In August 2019, Iran’s average annual inflation hit 42.2 percent, up from 40.4 percent in July, according to the Statistical Center of Iran. The Iranian government in August announced its plans to cut four zeros from its currency and change its name from the rial to the toman, in an attempt to reset its ailing economy. The rial’s value had plunged in recent years, particularly since the US re-imposed sanctions on the country last year.
The annual inflation rate in Liberia was recorded at 23.3 percent in April 2019, according to Trading Economics data. The West African nation is one of the poorest in the world. In 2018, Liberia’s economy grew by about 1.2 percent, a significant slowdown from an expansion rate of 2.5 percent in 2017, according to the World Bank. The country is otherwise known for its mining industry, particularly iron ore and gold production.
The inflation rate in Haiti rose past 18 percent in July, with 60 percent of Haitians living below the poverty line.
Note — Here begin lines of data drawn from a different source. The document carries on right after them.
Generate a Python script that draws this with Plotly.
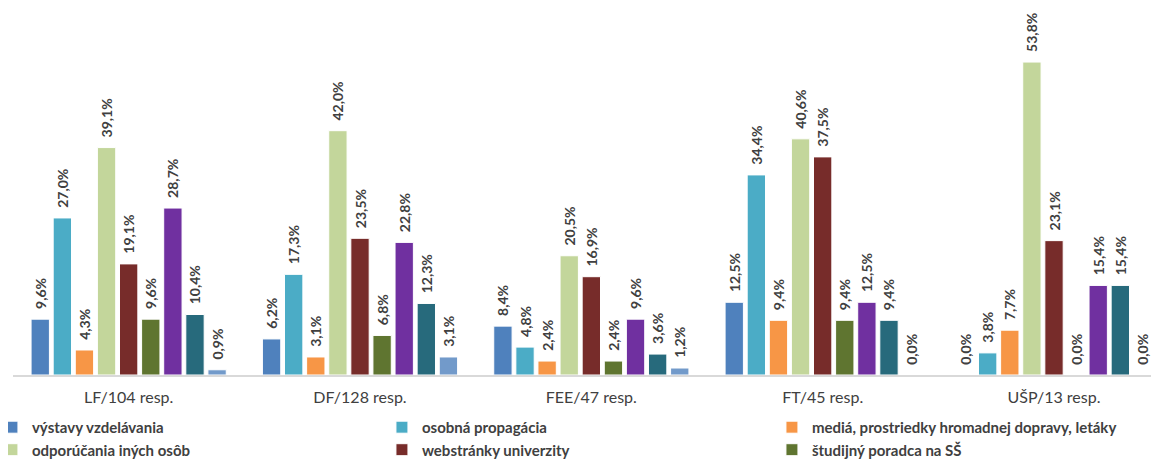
import plotly.graph_objects as go

categories = ["LF/104 resp.", "DF/128 resp.", "FEE/47 resp.", "FT/45 resp.", "UŠP/13 resp."]

series_names = [
    "výstavy vzdelávania",
    "osobná propagácia",
    "mediá, prostriedky hromadnej dopravy, letáky",
    "odporúčania iných osôb",
    "webstránky univerzity",
    "študijný poradca na SŠ",
    "sociálne siete",
    "deň otvorených dverí",
    "iné",
]

vystavy = [9.6, 6.2, 8.4, 12.5, 0.0]
osobna = [27.0, 17.3, 4.8, 34.4, 3.8]
media = [4.3, 3.1, 2.4, 9.4, 7.7]
odporucania = [39.1, 42.0, 20.5, 40.6, 53.8]
webstranky = [19.1, 23.5, 16.9, 37.5, 23.1]
poradca = [9.6, 6.8, 2.4, 9.4, 0.0]
socialne = [28.7, 22.8, 9.6, 12.5, 15.4]
dod = [10.4, 12.3, 3.6, 9.4, 15.4]
ine = [0.9, 3.1, 1.2, 0.0, 0.0]

series_values = [vystavy, osobna, media, odporucania, webstranky, poradca, socialne, dod, ine]
colors = ["#4F81BD", "#4BACC6", "#F79646", "#C3D69B", "#772C2A",
          "#5F7530", "#7030A0", "#276A7C", "#729ACA"]
legend_visible = [True, True, True, True, True, True, False, False, False]

FONT = "Lato, sans-serif"

fig = go.Figure()
for name, vals, col, lv in zip(series_names, series_values, colors, legend_visible):
    fig.add_trace(go.Bar(
        x=categories, y=vals, name=name,
        marker=dict(color=col, line=dict(color="white", width=1)),
        texttemplate="\u00a0\u00a0<b>%{y:.1f}%</b>",
        textposition="outside", textangle=-90,
        constraintext="none",
        textfont=dict(family=FONT, size=14, color="#404040"),
        cliponaxis=False,
        showlegend=lv,
    ))

# page body has an 8px margin; figure coordinates compensate for it
fig.update_layout(
    width=1210, height=451,
    margin=dict(l=5, r=9, t=18, b=84, autoexpand=False),
    paper_bgcolor="white", plot_bgcolor="white",
    barmode="group", bargap=0.14, bargroupgap=0.17,
    separators=",.",
    font=dict(family=FONT, size=14, color="#404040"),
    legend=dict(
        orientation="h", x=-0.0176, xanchor="left", y=-0.103, yanchor="top",
        entrywidth=345, entrywidthmode="pixels",
        font=dict(family=FONT, size=15, color="#404040", weight="bold"),
        itemwidth=30, tracegroupgap=0,
    ),
)
fig.update_xaxes(
    range=[-0.5, 4.67],
    showline=True, linecolor="#D9D9D9", linewidth=2,
    ticks="", showgrid=False, automargin=False, ticklabelstandoff=7,
    tickfont=dict(family=FONT, size=16, color="#404040"),
)
fig.update_yaxes(
    range=[0, 60], visible=False, showgrid=False, zeroline=False,
)

fig.write_html("out.html")
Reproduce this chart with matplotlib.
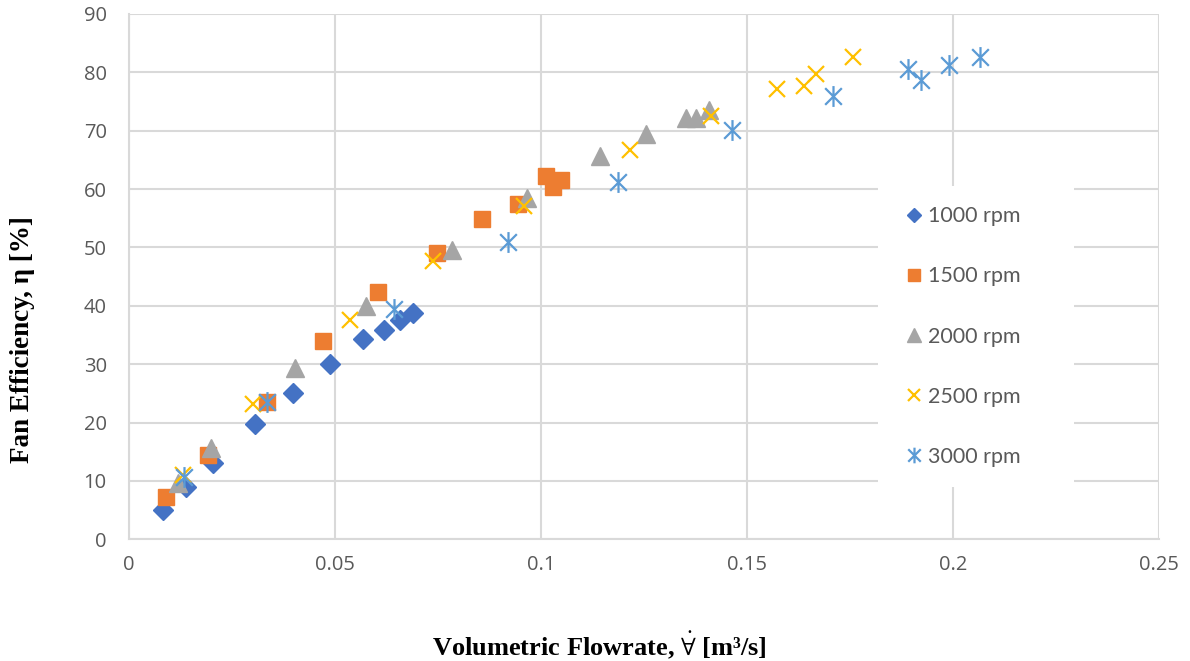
import numpy as np
import matplotlib
matplotlib.use("Agg")
import matplotlib.pyplot as plt
from matplotlib.path import Path

plt.rcParams["mathtext.fontset"] = "stix"

# -----------------------------
# Data
# -----------------------------
q_1000 = [0.0082, 0.0138, 0.0205, 0.0305, 0.0399, 0.0489, 0.0569, 0.0620, 0.0658, 0.0690]
eff_1000 = [5.1, 8.9, 13.0, 19.7, 25.0, 30.1, 34.4, 35.8, 37.5, 38.8]

q_1500 = [0.0090, 0.0191, 0.0334, 0.0470, 0.0605, 0.0748, 0.0857, 0.0944, 0.1012, 0.1029, 0.1048]
eff_1500 = [7.2, 14.4, 23.6, 33.9, 42.4, 49.1, 54.9, 57.5, 62.3, 60.4, 61.6]

q_2000 = [0.0118, 0.0198, 0.0404, 0.0576, 0.0783, 0.0967, 0.1144, 0.1255, 0.1352, 0.1376, 0.1407]
eff_2000 = [9.6, 15.6, 29.4, 39.9, 49.6, 58.5, 65.6, 69.4, 72.1, 72.2, 73.6]

q_2500 = [0.0132, 0.0302, 0.0537, 0.0737, 0.0959, 0.1217, 0.1413, 0.1572, 0.1638, 0.1668, 0.1757]
eff_2500 = [11.1, 23.1, 37.5, 47.7, 57.1, 66.7, 72.5, 77.2, 77.6, 79.7, 82.7]

q_3000 = [0.0134, 0.0336, 0.0642, 0.0919, 0.1187, 0.1463, 0.1709, 0.1890, 0.1922, 0.1991, 0.2066]
eff_3000 = [10.7, 23.5, 39.5, 50.9, 61.2, 70.1, 76.0, 80.5, 78.6, 81.3, 82.7]

labels = ["1000 rpm", "1500 rpm", "2000 rpm", "2500 rpm", "3000 rpm"]
x_ticks = [0, 0.05, 0.1, 0.15, 0.2, 0.25]
x_tick_labels = ["0", "0.05", "0.1", "0.15", "0.2", "0.25"]
y_ticks = [0, 10, 20, 30, 40, 50, 60, 70, 80, 90]

# Excel-like "star" marker: an x with a vertical stroke
star = Path([(-1, -1), (1, 1), (-1, 1), (1, -1), (0, -1.25), (0, 1.25)],
            [Path.MOVETO, Path.LINETO, Path.MOVETO, Path.LINETO, Path.MOVETO, Path.LINETO])

# -----------------------------
# Plotting
# -----------------------------
fig = plt.figure(figsize=(11.9, 6.61), dpi=100)
ax = fig.add_axes([0.1084, 0.184, 0.974 - 0.1084, 0.979 - 0.184])

grid_col = "#d9d9d9"
text_col = "#595959"

ax.plot(q_1000, eff_1000, linestyle="none", marker="D", ms=10, color="#4472C4", label=labels[0], zorder=3)
ax.plot(q_1500, eff_1500, linestyle="none", marker="s", ms=12, color="#ED7D31", label=labels[1], zorder=3)
ax.plot(q_2000, eff_2000, linestyle="none", marker="^", ms=13, color="#A5A5A5", label=labels[2], zorder=3)
ax.plot(q_2500, eff_2500, linestyle="none", marker="x", ms=12, mew=1.6, color="#FFC000", label=labels[3], zorder=3)
ax.plot(q_3000, eff_3000, linestyle="none", marker=star, ms=15, mew=1.6, mfc="none", color="#5B9BD5",
        label=labels[4], zorder=3)

ax.set_xlim(0, 0.25)
ax.set_ylim(0, 90)
ax.set_xticks(x_ticks)
ax.set_xticklabels(x_tick_labels)
ax.set_yticks(y_ticks)
ax.grid(True, color=grid_col, linewidth=1.5)
ax.set_axisbelow(True)
for side in ["top", "right"]:
    ax.spines[side].set_visible(False)
for side in ["left", "bottom"]:
    ax.spines[side].set_color(grid_col)
    ax.spines[side].set_linewidth(1.5)
ax.tick_params(length=0, labelsize=14.5, labelcolor=text_col)
ax.tick_params(axis="y", pad=16)
ax.tick_params(axis="x", pad=11)
for lab in ax.get_xticklabels() + ax.get_yticklabels():
    lab.set_fontfamily("Open Sans")

# legend box stretched to the width of the white panel in the original
leg = ax.legend(loc="center left", bbox_to_anchor=(0.727, 0.386, 0.19, 0.0), mode="expand",
                frameon=True, fancybox=False, edgecolor="none", facecolor="white", framealpha=1,
                markerscale=0.75, labelspacing=1.86, handlelength=1.5, handletextpad=-0.1,
                borderpad=0.95, borderaxespad=0.0, prop={"family": "Lato", "size": 15.5})
for t in leg.get_texts():
    t.set_color(text_col)

fig.text(0.504, 0.024, "Volumetric Flowrate, $\\dot{\\forall}$ [m³/s]", ha="center", va="center",
         fontsize=19, fontweight="bold", family="Liberation Serif")
fig.text(0.019, 0.486, "Fan Efficiency, η [%]", ha="center", va="center", rotation=90,
         fontsize=19.5, fontweight="bold", family="Liberation Serif")

fig.savefig("out.png", dpi=100)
In a July-dated report to the United Nations Security Council on Haiti, UN Secretary-General Antonio Guterres said that the political situation, food shortages, and a weakening economy had created a “potentially explosive” situation in the Caribbean country. The Haitian parliament recently narrowly approved a new prime minister amid protests caused by a shortage of fuel, local Haitian news reported.
9) Sierra Leone
As one of the poorest countries in the world, the West African nation recorded an annual inflation rate of 17.46 percent as of March. After concluding its review mission to Sierra Leone, the IMF recommended that the country step up its structural reform efforts to manage fiscal risks, ensure greater accountability, and diversify the economy.
According to Trading Economics, Angola’s annual inflation rate rose to 17.24 percent in July 2019, up from 16.94 percent in June. In December 2018, in exchange for a $3.7 billion financial assistance program from the IMF, authorities agreed to remove water and energy subsidies and implement VAT. Between 2001 and 2019 inflation has averaged 35.21 percent, reaching a high of 241.08 percent in January 2001.